Il n'y a pas de plus grand bonheur pour Dieu que la Vie, une vie pleine, débordante à l'excès ! « Je suis venu pour qu'ils aient la Vie et qu'ils l'aient en abondance ». Rappelons-nous Cana et la surabondance de vin, rappelons-nous les deux multiplications de nourriture et la surabondance de pains et de poissons, sans oublier les filets qui craquent sous le nombre de poissons capturés. Dieu ne sait faire que dans la surabondance : surabondance de vie qui est le signe de la surabondance de l'amour ! A propos de cette surabondance, saint Paul parle de la « folie de Dieu » ! Jésus lui-même fut traité de fou par ceux qui trouvaient qu'il en faisait trop.
« Quel est celui qui désire la vie et voir des jours heureux » demandait un psalmiste qui entrevoyait le Royaume de Dieu à venir, qui entrevoyait le Royaume de l'amour !
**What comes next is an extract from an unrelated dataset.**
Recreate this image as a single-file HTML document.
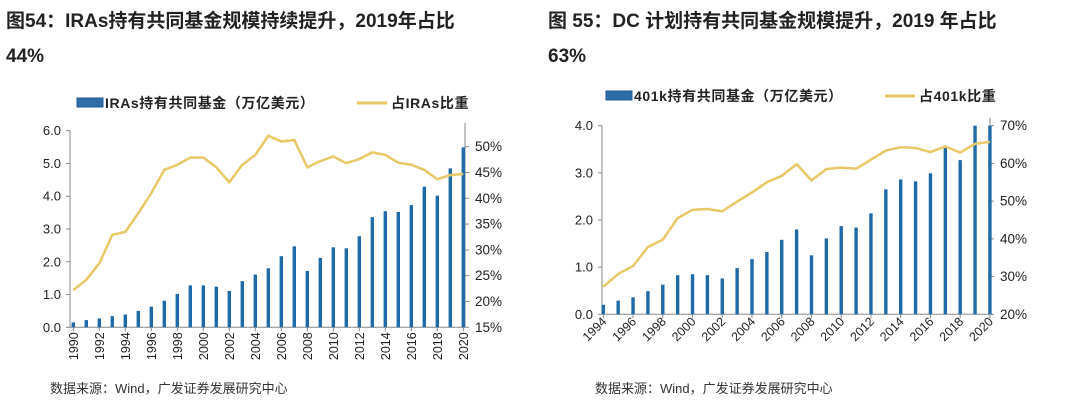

Cette surabondance dérange les adversaires de Jésus, ces grappilleurs de petits bonheurs de quat' sous, qui ne voient pas plus loin que le bout de leur nez : les riches, les rigolards, les goinfres et les vaniteux qui se croient comblés alors qu'ils sont pleins de vide. (« Qu'un souffle passe sur eux et ils disparaissent » comme feuilles mortes emportées par le vent, dit un autre psaume.) C'est pourquoi, après avoir décrit quatre bonheurs, Jésus décrit ces quatre malheurs : malheureux les riches, malheureux les repus, malheureux les rieurs, malheureux les satisfaits d'eux-mêmes.
A la suite de Qohéleth, Jésus dénonce ces « fake-news » dont nos mirages publicitaires sont remplis. Jésus veut nous tirer de notre sommeil et de nos rêves chimériques. Nous sommes inondés de messages d'influenceurs de tous ordres qui nous vantent leurs recettes : politiques, commerciales, spirituelles ! Oui, on parle aujourd'hui d'un « marché des religions et des spiritualités », tout se vend et tout s'achète n'est-ce pas ? Jésus a chassé les vendeurs du Temple : quoi ? faire de l'amour de Dieu un trafic, un « bien » de consommation ? Et Jésus va être victime de l'establishment, des influenceurs de son époque et de l'argent : 30 pauvres deniers, le prix d'une corde !
« Qui voudrait acheter l'amour ne recueillerait que du mépris ! » criait déjà le Cantique des cantiques. Et Antoine de St Exupéry constate avec amertume : « Tout s'achète… mais il n'y a pas de marchands d'amis ! »
Oh, mes frères, mes amis, bien sûr le bonheur de la vie s'exprime à travers un certain nombre de biens corporels : santé, nourriture, habillement, logement, relations. Jésus le sait bien qui guérit, donne à manger, crée un espace de parole et de relations. Mais quel malheur quand ces biens prennent le pas sur la vie elle-même et parfois sur la vie des autres réduits à servir nos caprices, notre insatiabilité !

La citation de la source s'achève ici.